My parents do a beautiful job with decorating for Christmas – they always have. Every year they get a real live tree. They have a couple of hundred of beautiful ornaments, as well as garlands and other assorted decorations. The tree is always put up at least two weeks before Christmas. Granted, they’re retired, but it was always like this even when they both were working.
In contrast, my husband and I broke down a couple of years ago and got a fake tree (I love the smell of evergreens, but it’s not enough to counter the expense of a live tree and the cleanup). I feel virtuous if we get the tree up a week before Christmas, and it’s been done on Christmas Eve on more than one occasion. It took me a long time to let go of my parents’ standards and to stop feeling guilty if I didn’t live up to them.
Don’t get me wrong – I love Christmas. I have some great memories of Christmas, especially sensory memories. The smell of evergreen and mulled cider, the sound of Christmas music and the dazzling display on the tree. They were such an essential part of my childhood that I’m ensuring that my son has some of the same experiences. Last year we had his best friend over to decorate Christmas cookies.
But, oh my gosh. It can be stressful. Let’s face it, those childhood memories generally don’t involve spending every weekend in crowded shopping malls finding the perfect present, opening the credit card bill in January, cooking and cleaning for fifteen people and basically running around like a chicken with your head cut off. We’re always struggling to live up to an ideal that is literally impossible to match, unless we’re Martha Stewart.

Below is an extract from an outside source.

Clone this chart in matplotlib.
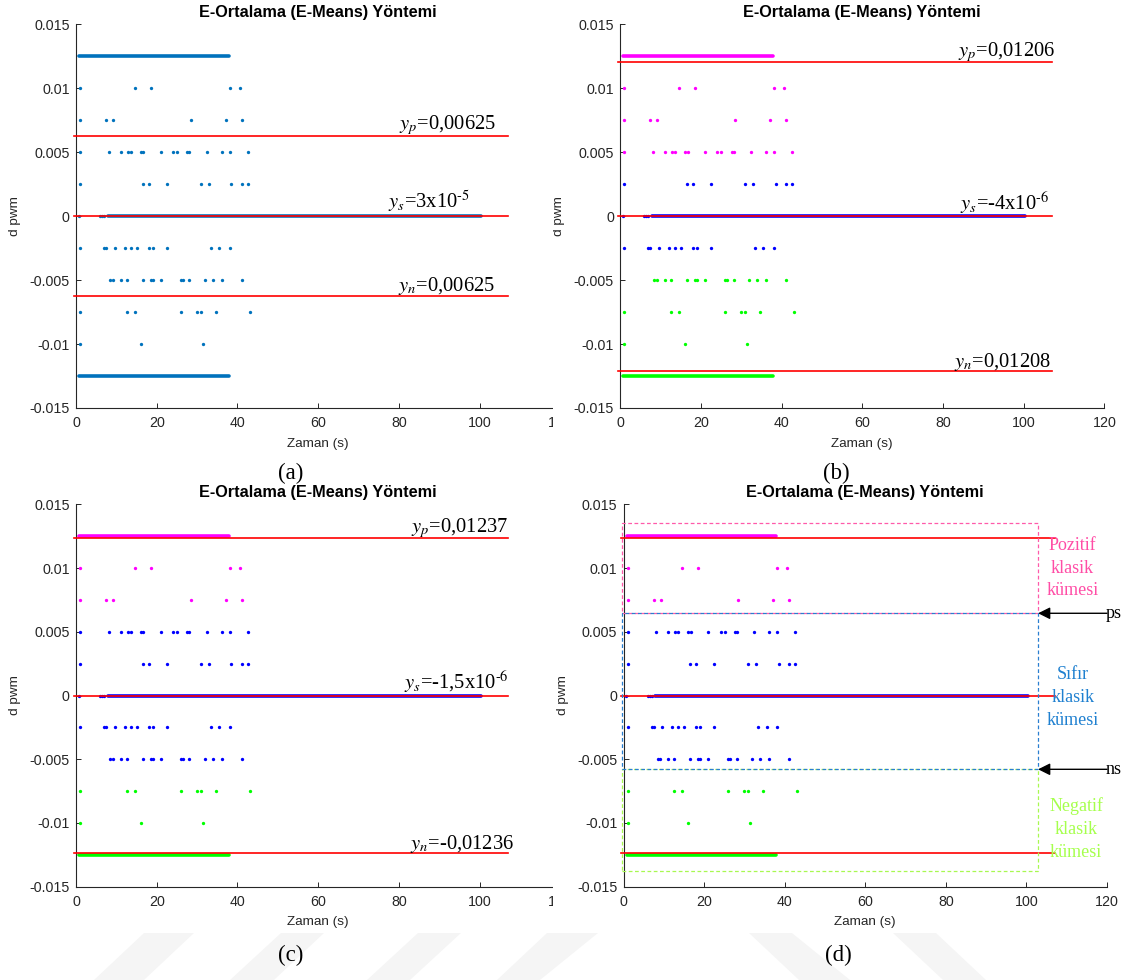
import matplotlib
matplotlib.use("Agg")
import matplotlib.pyplot as plt
from matplotlib.patches import Rectangle, Polygon
from matplotlib.transforms import Bbox, TransformedBbox

plt.rcParams["mathtext.fontset"] = "stix"
plt.rcParams["font.family"] = ["Liberation Sans", "DejaVu Sans"]

# ------------------------------------------------------------------ data
x_ticks = [0, 20, 40, 60, 80, 100, 120]
y_ticks = [0.015, 0.01, 0.005, 0, -0.005, -0.01, -0.015]
y_tick_labels = ["0.015", "0.01", "0.005", "0", "-0.005", "-0.01", "-0.015"]

# d pwm levels and the times (s) at which isolated samples occur
levels = [0.01, 0.0075, 0.005, 0.0025, 0.0, -0.0025, -0.005, -0.0075, -0.01]
t_p100 = [1.05, 14.5, 18.6, 38.1, 40.5]
t_p075 = [1.05, 7.5, 9.2, 28.5, 37.1, 41.0]
t_p050 = [1.05, 8.1, 11.1, 12.9, 13.6, 16.1, 16.7, 21.0, 24.1, 25.1, 27.6,
          28.1, 32.5, 36.1, 38.1, 42.6]
t_p025 = [1.05, 16.5, 18.1, 22.5, 31.0, 33.0, 38.5, 41.0, 42.6]
t_zero = [0.6, 6.0, 6.5, 7.0]
t_m025 = [1.05, 7.0, 7.5, 9.6, 12.0, 13.5, 15.0, 18.1, 19.0, 22.5, 33.5,
          35.5, 38.1]
t_m050 = [8.5, 9.1, 11.1, 12.5, 16.5, 18.6, 19.1, 21.0, 26.0, 26.5, 28.1,
          32.0, 34.0, 36.1, 41.0]
t_m075 = [1.05, 12.5, 14.5, 26.0, 30.0, 31.0, 34.6, 43.1]
t_m100 = [1.05, 16.1, 31.5]
sparse_times = [t_p100, t_p075, t_p050, t_p025, t_zero,
                t_m025, t_m050, t_m075, t_m100]

# densely sampled runs (start / end time) at a constant level
band_levels = [0.0125, 0.0, -0.0125]
band_start = [0.8, 7.8, 0.8]
band_end = [37.9, 100.3, 37.9]

# cluster centres (y_p, y_s, y_n) of each run
centres_a = [0.00625, 3e-5, -0.00625]
centres_b = [0.01206, -4e-6, -0.01208]
centres_c = [0.01237, -1.5e-6, -0.01236]
centres_d = [0.01237, -1.5e-6, -0.01236]

texts_a = [r"$y_p$=0,00625", r"$y_s$=3x10$^{\text{-}5}$", r"$y_n$=0,00625"]
texts_b = [r"$y_p$=0,01206", r"$y_s$=-4x10$^{\text{-}6}$", r"$y_n$=0,01208"]
texts_c = [r"$y_p$=0,01237", r"$y_s$=-1,5x10$^{\text{-}6}$",
           r"$y_n$=-0,01236"]

# level limits from which samples belong to the positive / negative cluster
limits_b = (0.005, -0.005)
limits_cd = (0.0075, -0.0075)

# class boundaries in panel (d)
box_top, ps_level, ns_level, box_bottom = 0.01356, 0.00645, -0.00579, -0.01377
box_left, box_right = -0.45, 102.9
class_names = ["Pozitif\nklasik\nkümesi", "Sıfır\nklasik\nkümesi",
               "Negatif\nklasik\nkümesi"]

# ------------------------------------------------------------------ figure
W, H = 1129, 980
fig = plt.figure(figsize=(W / 100, H / 100), dpi=100)
fig.patch.set_facecolor("white")

def px_axes(l, t, r, b, z=0):
    ax = fig.add_axes([l / W, 1 - b / H, (r - l) / W, (b - t) / H], zorder=z)
    ax.patch.set_visible(False)
    return ax

ax_a = px_axes(76.1, 24.3, 560.3, 408.0)
ax_b = px_axes(620.2, 24.3, 1104.4, 408.0, z=2)
ax_c = px_axes(76.1, 504.3, 560.3, 886.7)
ax_d = px_axes(623.5, 504.3, 1107.0, 886.7, z=2)

AX_COL = "#262626"
MAG, BLU, GRN, RED = "#ff00ff", "#0000ff", "#00ff00", "#ff0000"
MATLAB_BLUE = "#0072BD"


def style(ax):
    ax.set_xlim(0, 120)
    ax.set_ylim(-0.015, 0.015)
    for s in ("top", "right"):
        ax.spines[s].set_visible(False)
    for s in ("left", "bottom"):
        ax.spines[s].set_color(AX_COL)
        ax.spines[s].set_linewidth(0.8)
    ax.set_xticks(x_ticks)
    ax.set_xticklabels([str(v) for v in x_ticks])
    ax.set_yticks(y_ticks)
    ax.set_yticklabels(y_tick_labels)
    ax.tick_params(direction="in", length=3.6, width=0.7, colors=AX_COL,
                   labelsize=10.3)
    ax.tick_params(axis="x", pad=6)
    ax.tick_params(axis="y", pad=4.5)
    ax.set_title("E-Ortalama (E-Means) Yöntemi", fontsize=11.7,
                 fontweight="bold", pad=5)
    ax.set_xlabel("Zaman (s)", fontsize=9.7, color=AX_COL)
    ax.xaxis.set_label_coords(0.5, -0.077)
    ax.set_ylabel("d pwm", fontsize=9.7, color=AX_COL)
    ax.yaxis.set_label_coords(-0.113, 0.5)


def colour_for(level, limits):
    if limits is None:
        return MATLAB_BLUE
    hi, lo = limits
    if level >= hi:
        return MAG
    if level <= lo:
        return GRN
    return BLU


def draw_samples(ax, limits):
    for lvl, s, e in zip(band_levels, band_start, band_end):
        ax.plot([s, e], [lvl, lvl], lw=2.6, color=colour_for(lvl, limits),
                solid_capstyle="round", zorder=2)
    for lvl, ts in zip(levels, sparse_times):
        ax.plot(ts, [lvl] * len(ts), ls="none", marker="o", ms=2.4,
                mec="none", color=colour_for(lvl, limits), zorder=2)


def draw_centres(ax, centres):
    for c in centres:
        ax.plot([-0.5, 107.1], [c, c], color=RED, lw=1.2, zorder=3,
                clip_on=False)


def draw_texts(ax, centres, texts, xs, offs):
    for c, t, x, o in zip(centres, texts, xs, offs):
        ax.annotate(t, xy=(x, c), xytext=(0, o * 0.72),
                    textcoords="offset points", ha="right", va="baseline",
                    fontsize=14.8, family="Liberation Serif",
                    annotation_clip=False, zorder=4)


for ax in (ax_a, ax_b, ax_c, ax_d):
    style(ax)

draw_samples(ax_a, None)
draw_samples(ax_b, limits_b)
draw_samples(ax_c, limits_cd)
draw_samples(ax_d, limits_cd)

draw_centres(ax_a, centres_a)
draw_centres(ax_b, centres_b)
draw_centres(ax_c, centres_c)
draw_centres(ax_d, centres_d)

draw_texts(ax_a, centres_a, texts_a, [104.0, 97.6, 103.9], [6.7, 8.0, 5.0])
draw_texts(ax_b, centres_b, texts_b, [107.8, 106.3, 106.7], [5.3, 6.7, 4.0])
draw_texts(ax_c, centres_c, texts_c, [107.0, 107.3, 108.6], [5.6, 6.7, 4.4])

# class regions in panel (d)
PINK, SKY, LIME = "#ff5aaa", "#2a7fd0", "#a8f850"
dash = (0, (3, 2))
for top, bot, col in ((box_top, ps_level, PINK), (ns_level, box_bottom, LIME),
                      (ps_level, ns_level, SKY)):
    ax_d.add_patch(Rectangle((box_left, bot), box_right - box_left, top - bot,
                             fill=False, ec=col, lw=0.9, ls=dash,
                             clip_on=False, zorder=4))

for lvl, name in ((ps_level, "ps"), (ns_level, "ns")):
    ax_d.annotate("", xy=(box_right, lvl), xytext=(120.0, lvl),
                  arrowprops=dict(arrowstyle="-|>", color="k", lw=1.0,
                                  mutation_scale=18, shrinkA=0, shrinkB=0),
                  annotation_clip=False, zorder=5)
    ax_d.text(119.6, lvl, name, ha="left", va="center", fontsize=13,
              family="Liberation Serif", clip_on=False, zorder=5)

ax_d.text(111.4, 0.0100, class_names[0], ha="center", va="center",
          color="#ff4da6", fontsize=13, family="Liberation Serif",
          linespacing=1.45, zorder=5)
ax_d.text(111.6, -0.00013, class_names[1], ha="center", va="center",
          color="#1f80d0", fontsize=13, family="Liberation Serif",
          linespacing=1.45, zorder=5)
ax_d.text(112.3, -0.0105, class_names[2], ha="center", va="center",
          color="#a6ff4d", fontsize=13, family="Liberation Serif",
          linespacing=1.45, zorder=5)

# right-hand panels sit on top of the left ones
for y0, y1 in ((395, 445), (875, 925)):
    fig.add_artist(Rectangle((553 / W, 1 - y1 / H), 60 / W, (y1 - y0) / H,
                             transform=fig.transFigure, fc="white",
                             ec="none", zorder=1))
clip = TransformedBbox(Bbox([[553 / W, 0], [1, 1]]), fig.transFigure)
for ax in (ax_b, ax_d):
    ax.yaxis.label.set_clip_on(True)
    ax.yaxis.label.set_clip_box(clip)

# faint background stripes at the bottom of the page
for bl, br, tl, tr in ((94, 144, 144, 194), (230, 274, 281, 324),
                       (367, 410, 418, 461), (497, 540, 547, 598),
                       (799, 850, 749, 792), (943, 986, 893, 936)):
    pts = [(bl / W, 0), (br / W, 0), (tr / W, 1 - 933 / H),
           (tl / W, 1 - 933 / H)]
    fig.add_artist(Polygon(pts, closed=True, transform=fig.transFigure,
                           fc="#f5f5f5", ec="none", zorder=-1))

# panel captions
for x, y, s in ((291, 473, "(a)"), (836, 473, "(b)"),
                (291, 955, "(c)"), (838, 955, "(d)")):
    fig.text(x / W, 1 - y / H, s, ha="center", va="center", fontsize=16.5,
             family="Liberation Serif", zorder=6)

fig.savefig("out.png", dpi=100)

And really, at least half of the people who read her magazine are trying to emulate an ideal, but usually just don’t have the time, right?
And if you have clinical depression? When it comes to the holidays, if you have depression, be good to yourself and don’t try to live up to those standards. Whatever enjoyment you’re able to get out of the season will be utterly crushed if you stress yourself out. Keep the holiday season low key and try to simplify as much as you can. I went through twenty holiday seasons with either dysthymia or major depression, so I’m a pro. I have two main suggestions on how to accomplish this.
1. Don’t try to focus on everything; don’t try to do everything. You can’t. Decide what appeals to you most about the holidays. Is it cooking great holiday food? Beautiful choral music or kitschy Christmas songs? Giving presents? Decorating? Prioritize those things in order of importance to you and decide to focus on just the top one or two things. You can always focus on one or two different things next year.
2. Simplify gift-giving. Let’s face it. Giving gifts can be enjoyable if you’ve got enough mental and physical energy to shop extensively to find the right gift for everyone on your list. When you’re depressed, this is kind of unlikely, especially if you have a large family. You might want to consider the tried and true method of each person drawing a name and just gifting that person. Or everyone could agree just to give presents to the children. Unless your family is one of the few that hasn’t been affected by the recession, probably everyone will be relieved at the idea of cutting down on gift-giving.
Another idea is to give everyone the same thing – something everyone needs, not something weird. I had an uncle, bless his heart, who used to give everyone the same present at Christmas, but it was always something odd, like a padded toilet seat. A few years ago I gave everyone one of those flashlights that you charge up by shaking. Not exciting, mind you, but a particularly good idea here in earthquake country.